>> Start

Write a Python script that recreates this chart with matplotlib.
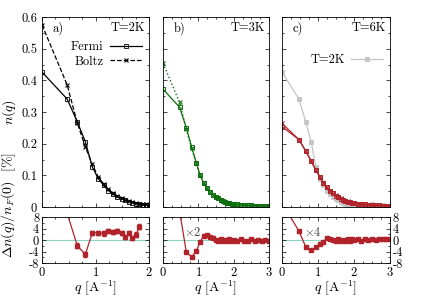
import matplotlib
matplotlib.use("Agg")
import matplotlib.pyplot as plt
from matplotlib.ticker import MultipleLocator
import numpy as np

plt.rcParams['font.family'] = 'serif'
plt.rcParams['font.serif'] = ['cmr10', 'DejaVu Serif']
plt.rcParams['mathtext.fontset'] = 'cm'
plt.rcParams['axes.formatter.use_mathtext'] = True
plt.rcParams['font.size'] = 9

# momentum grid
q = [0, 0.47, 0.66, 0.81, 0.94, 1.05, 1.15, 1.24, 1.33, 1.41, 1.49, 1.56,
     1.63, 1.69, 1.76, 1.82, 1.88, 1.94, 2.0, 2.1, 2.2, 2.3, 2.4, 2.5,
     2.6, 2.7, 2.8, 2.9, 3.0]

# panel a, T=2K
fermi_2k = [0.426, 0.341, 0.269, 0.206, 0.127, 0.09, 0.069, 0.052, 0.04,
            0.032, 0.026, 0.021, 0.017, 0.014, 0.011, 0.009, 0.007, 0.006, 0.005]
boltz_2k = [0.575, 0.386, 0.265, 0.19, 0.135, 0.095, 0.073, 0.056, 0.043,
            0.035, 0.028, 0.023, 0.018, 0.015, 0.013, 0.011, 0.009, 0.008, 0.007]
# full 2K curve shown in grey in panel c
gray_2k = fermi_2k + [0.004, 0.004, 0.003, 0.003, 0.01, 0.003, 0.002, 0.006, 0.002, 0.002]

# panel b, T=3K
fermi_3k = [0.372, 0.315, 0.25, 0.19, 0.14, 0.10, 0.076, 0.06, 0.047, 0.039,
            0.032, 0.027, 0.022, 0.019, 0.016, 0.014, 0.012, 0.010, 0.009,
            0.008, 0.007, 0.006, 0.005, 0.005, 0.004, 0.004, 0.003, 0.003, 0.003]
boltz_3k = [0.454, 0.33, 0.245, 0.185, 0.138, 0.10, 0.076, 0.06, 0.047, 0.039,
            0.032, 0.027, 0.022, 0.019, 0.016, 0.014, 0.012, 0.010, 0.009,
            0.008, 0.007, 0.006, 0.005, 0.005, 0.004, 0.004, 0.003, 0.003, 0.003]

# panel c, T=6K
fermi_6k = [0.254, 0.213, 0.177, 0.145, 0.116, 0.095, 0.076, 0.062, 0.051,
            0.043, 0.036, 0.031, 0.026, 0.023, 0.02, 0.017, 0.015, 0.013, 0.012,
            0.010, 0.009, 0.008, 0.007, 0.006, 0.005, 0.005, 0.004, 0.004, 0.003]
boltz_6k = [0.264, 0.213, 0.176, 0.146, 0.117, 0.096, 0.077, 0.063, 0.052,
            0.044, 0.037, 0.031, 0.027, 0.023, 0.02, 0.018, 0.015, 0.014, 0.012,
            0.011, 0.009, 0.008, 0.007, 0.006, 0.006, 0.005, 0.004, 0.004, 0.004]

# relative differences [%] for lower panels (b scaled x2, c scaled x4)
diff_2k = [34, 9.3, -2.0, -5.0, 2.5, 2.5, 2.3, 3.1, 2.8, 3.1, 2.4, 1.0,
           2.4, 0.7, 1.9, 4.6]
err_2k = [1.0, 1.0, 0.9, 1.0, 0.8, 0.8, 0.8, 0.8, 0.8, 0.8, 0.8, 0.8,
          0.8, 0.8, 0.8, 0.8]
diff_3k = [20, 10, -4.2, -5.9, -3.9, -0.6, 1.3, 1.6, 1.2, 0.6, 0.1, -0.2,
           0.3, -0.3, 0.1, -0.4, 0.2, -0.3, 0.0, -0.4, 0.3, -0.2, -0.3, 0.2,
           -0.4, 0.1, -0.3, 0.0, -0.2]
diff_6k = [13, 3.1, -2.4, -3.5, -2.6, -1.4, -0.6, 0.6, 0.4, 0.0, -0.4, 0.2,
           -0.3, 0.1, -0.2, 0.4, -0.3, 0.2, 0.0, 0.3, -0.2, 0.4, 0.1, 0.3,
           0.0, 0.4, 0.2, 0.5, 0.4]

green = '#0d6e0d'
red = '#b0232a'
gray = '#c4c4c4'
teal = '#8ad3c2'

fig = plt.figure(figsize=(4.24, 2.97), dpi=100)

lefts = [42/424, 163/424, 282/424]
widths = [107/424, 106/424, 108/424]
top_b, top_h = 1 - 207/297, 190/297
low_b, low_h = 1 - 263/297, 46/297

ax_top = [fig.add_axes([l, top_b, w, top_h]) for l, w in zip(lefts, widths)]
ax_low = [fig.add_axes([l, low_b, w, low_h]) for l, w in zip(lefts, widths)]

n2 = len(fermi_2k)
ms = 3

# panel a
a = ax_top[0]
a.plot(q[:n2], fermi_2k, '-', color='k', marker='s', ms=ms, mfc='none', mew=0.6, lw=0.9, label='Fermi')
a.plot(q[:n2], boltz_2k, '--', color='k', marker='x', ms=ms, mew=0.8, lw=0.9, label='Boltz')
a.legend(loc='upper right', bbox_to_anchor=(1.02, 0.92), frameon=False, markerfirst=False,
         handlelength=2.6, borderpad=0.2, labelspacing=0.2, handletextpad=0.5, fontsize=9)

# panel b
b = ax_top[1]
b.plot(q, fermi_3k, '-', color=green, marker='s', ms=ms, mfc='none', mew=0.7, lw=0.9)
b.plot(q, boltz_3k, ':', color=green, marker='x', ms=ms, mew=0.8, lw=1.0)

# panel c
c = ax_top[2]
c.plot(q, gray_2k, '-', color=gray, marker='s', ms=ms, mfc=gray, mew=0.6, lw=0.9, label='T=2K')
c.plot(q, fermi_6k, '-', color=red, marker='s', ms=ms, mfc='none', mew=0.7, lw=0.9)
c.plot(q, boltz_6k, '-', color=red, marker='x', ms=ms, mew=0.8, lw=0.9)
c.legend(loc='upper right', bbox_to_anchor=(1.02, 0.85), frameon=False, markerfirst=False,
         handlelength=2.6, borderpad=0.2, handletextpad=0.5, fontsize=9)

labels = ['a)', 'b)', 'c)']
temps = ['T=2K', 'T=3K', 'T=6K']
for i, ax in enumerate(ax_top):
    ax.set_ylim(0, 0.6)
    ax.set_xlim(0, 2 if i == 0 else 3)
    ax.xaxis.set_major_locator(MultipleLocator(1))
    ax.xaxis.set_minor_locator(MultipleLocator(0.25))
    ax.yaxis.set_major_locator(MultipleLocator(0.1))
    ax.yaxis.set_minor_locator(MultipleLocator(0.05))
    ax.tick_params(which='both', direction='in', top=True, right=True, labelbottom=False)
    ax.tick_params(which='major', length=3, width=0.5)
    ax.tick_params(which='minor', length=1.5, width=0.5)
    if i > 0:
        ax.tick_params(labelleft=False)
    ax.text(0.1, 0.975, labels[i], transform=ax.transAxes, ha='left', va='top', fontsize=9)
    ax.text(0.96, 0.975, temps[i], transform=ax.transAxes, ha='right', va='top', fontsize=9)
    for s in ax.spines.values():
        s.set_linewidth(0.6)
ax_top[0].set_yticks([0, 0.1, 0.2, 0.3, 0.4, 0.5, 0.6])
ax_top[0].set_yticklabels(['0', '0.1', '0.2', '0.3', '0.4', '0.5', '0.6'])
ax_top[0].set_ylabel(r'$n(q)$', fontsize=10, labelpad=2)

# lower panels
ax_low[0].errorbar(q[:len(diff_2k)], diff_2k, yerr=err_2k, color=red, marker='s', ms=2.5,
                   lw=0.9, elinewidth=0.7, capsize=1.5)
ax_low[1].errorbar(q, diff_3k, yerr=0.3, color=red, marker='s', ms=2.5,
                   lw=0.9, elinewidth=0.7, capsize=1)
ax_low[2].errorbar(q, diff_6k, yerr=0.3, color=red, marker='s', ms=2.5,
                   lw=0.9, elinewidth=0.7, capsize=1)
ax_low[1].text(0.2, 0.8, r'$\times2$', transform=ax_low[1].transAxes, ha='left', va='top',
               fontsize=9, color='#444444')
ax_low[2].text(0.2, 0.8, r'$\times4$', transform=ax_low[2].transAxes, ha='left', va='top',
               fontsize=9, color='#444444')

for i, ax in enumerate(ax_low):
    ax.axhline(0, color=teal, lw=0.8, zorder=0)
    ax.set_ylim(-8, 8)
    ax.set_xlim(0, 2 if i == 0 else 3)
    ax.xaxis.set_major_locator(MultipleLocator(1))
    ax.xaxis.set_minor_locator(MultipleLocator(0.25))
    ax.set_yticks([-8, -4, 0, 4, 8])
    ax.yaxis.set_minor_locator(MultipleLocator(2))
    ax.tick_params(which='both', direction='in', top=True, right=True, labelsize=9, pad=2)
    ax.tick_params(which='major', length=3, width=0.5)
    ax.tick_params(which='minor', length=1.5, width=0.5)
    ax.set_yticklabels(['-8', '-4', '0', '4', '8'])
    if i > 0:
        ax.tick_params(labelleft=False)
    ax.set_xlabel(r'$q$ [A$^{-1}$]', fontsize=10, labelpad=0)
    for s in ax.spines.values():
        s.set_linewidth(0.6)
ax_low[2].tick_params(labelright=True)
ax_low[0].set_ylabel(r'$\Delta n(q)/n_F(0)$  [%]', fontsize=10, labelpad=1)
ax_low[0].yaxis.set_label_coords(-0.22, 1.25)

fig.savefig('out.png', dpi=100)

>> End

From the first line above to the line containing "import numpy as np", repeat each line exactly. Pictures stay out.

_Full solution_
Write a Python script that recreates this chart with matplotlib.
import matplotlib
matplotlib.use("Agg")
import matplotlib.pyplot as plt
from matplotlib.ticker import MultipleLocator
import numpy as np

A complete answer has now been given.